**Exercise brief**
What lines of the data include the string "this"? Copy them all.

------ Data lines

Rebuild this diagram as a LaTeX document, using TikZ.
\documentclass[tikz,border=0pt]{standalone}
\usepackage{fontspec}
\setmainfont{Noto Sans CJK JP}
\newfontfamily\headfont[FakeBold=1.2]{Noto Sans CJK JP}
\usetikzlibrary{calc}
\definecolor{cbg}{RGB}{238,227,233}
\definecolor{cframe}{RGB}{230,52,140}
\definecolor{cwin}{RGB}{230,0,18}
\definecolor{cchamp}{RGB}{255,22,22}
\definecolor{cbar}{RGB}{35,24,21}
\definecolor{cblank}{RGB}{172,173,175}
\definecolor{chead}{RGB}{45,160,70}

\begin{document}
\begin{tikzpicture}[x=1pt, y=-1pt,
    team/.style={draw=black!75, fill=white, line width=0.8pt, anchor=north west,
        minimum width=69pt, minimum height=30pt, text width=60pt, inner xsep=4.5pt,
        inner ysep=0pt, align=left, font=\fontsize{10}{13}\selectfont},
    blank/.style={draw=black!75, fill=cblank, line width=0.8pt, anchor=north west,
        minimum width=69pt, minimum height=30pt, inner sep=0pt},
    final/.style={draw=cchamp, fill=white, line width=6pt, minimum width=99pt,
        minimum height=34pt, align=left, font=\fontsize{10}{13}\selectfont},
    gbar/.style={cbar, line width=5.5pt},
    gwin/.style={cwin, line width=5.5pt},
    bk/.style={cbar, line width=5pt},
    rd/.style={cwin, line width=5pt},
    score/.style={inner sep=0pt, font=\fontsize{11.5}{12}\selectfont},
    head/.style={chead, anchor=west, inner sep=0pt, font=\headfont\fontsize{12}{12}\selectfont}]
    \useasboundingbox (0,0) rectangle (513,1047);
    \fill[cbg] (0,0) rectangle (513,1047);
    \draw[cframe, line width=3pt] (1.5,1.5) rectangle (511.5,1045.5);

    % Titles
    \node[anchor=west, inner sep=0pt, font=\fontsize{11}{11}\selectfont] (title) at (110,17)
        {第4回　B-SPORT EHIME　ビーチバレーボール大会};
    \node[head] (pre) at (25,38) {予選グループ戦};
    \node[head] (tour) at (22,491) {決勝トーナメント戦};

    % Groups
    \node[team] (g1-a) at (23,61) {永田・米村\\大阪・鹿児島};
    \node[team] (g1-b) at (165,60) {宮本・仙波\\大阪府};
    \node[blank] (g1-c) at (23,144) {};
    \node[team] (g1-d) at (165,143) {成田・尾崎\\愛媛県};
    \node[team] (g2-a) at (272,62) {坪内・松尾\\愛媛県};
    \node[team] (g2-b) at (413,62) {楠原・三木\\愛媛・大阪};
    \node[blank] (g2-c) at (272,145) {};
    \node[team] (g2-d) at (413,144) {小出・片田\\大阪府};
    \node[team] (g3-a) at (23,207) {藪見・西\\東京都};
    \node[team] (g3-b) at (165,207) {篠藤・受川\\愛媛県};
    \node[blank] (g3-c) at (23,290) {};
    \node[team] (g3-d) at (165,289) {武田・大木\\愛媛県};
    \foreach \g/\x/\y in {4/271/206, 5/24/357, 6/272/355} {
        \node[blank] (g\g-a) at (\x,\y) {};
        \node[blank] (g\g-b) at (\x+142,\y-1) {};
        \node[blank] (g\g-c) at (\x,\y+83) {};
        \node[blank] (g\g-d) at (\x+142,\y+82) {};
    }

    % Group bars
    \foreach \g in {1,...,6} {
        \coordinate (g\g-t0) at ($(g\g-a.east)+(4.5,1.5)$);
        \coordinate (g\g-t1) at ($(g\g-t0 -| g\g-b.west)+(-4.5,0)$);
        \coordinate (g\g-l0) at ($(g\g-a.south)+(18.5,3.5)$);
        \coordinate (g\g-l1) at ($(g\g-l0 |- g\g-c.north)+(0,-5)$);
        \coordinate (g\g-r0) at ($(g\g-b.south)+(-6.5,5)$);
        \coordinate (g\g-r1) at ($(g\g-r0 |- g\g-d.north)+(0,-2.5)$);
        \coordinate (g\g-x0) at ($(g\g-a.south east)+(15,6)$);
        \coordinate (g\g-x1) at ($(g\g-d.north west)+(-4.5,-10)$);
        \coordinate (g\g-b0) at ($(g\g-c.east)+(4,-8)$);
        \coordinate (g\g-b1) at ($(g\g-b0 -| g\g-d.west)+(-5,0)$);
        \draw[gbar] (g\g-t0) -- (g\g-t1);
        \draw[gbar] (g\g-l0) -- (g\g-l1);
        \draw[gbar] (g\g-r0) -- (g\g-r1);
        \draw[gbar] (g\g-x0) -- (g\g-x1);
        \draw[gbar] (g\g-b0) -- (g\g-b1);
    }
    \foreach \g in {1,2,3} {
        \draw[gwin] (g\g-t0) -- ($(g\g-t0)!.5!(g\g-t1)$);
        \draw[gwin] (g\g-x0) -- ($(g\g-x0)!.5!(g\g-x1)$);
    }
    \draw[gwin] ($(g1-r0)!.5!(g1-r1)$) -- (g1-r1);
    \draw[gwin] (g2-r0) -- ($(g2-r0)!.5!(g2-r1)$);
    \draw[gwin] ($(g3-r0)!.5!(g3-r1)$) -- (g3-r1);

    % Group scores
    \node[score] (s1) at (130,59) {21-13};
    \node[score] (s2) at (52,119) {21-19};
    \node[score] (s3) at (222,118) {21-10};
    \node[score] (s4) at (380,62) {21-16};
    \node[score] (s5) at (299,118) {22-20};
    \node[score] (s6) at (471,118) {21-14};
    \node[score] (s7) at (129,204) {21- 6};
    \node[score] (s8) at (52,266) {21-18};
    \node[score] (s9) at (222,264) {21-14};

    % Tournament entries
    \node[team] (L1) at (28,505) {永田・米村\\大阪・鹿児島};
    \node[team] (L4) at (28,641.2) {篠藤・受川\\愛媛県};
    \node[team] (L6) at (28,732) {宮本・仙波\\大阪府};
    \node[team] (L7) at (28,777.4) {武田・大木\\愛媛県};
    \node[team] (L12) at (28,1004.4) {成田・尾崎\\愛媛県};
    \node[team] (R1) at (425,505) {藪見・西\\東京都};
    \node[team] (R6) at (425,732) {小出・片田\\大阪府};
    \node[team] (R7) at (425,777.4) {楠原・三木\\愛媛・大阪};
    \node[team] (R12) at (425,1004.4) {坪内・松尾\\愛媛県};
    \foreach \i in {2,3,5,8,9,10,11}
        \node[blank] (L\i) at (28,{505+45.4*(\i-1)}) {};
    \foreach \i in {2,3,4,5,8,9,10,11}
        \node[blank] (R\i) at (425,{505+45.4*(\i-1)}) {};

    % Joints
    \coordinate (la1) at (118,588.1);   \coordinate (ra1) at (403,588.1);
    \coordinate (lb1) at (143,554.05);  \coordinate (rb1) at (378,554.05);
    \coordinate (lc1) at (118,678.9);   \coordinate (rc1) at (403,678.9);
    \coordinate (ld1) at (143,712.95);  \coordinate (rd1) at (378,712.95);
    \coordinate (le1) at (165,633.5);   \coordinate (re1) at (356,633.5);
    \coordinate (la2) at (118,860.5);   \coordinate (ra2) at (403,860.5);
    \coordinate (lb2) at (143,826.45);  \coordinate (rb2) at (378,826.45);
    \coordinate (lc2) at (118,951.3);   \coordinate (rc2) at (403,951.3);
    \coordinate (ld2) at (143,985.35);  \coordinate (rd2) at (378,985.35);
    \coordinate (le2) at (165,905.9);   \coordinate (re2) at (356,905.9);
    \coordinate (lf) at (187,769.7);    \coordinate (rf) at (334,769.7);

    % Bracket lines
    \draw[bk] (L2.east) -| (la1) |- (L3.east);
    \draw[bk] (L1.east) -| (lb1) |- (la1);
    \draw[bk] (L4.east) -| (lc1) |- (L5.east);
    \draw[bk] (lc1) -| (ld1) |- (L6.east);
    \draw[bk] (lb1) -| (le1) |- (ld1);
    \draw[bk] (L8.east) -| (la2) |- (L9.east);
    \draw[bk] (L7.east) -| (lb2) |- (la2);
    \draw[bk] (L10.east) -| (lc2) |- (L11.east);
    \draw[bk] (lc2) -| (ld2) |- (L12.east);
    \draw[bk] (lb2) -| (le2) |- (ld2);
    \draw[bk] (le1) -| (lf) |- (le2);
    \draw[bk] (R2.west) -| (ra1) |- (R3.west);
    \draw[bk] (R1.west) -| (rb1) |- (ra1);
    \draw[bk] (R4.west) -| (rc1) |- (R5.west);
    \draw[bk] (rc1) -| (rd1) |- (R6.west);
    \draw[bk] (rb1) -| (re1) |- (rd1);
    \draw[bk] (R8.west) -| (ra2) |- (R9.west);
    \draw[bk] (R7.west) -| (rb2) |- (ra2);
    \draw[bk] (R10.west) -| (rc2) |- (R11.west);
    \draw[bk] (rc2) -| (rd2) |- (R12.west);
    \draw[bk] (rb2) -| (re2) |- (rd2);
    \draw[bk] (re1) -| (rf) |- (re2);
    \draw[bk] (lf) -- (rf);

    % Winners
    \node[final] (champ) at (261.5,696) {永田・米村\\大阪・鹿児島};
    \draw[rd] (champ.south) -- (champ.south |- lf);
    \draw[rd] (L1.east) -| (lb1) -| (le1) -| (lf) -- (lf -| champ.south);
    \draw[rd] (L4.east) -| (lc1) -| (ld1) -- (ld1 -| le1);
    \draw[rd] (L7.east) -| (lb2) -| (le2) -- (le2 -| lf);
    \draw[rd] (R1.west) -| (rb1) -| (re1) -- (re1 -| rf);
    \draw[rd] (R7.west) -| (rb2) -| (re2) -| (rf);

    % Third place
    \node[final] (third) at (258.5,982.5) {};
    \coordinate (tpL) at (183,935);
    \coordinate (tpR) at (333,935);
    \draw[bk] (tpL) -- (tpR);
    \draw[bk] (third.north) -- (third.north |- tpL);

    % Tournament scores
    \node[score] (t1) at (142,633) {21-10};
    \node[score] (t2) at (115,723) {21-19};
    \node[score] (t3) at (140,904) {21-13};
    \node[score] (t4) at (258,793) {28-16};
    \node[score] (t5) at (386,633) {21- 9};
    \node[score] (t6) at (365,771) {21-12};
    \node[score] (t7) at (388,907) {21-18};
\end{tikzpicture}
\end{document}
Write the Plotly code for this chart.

------------

**Reply**
Rebuild this diagram as a LaTeX document, using TikZ.
Write the Plotly code for this chart.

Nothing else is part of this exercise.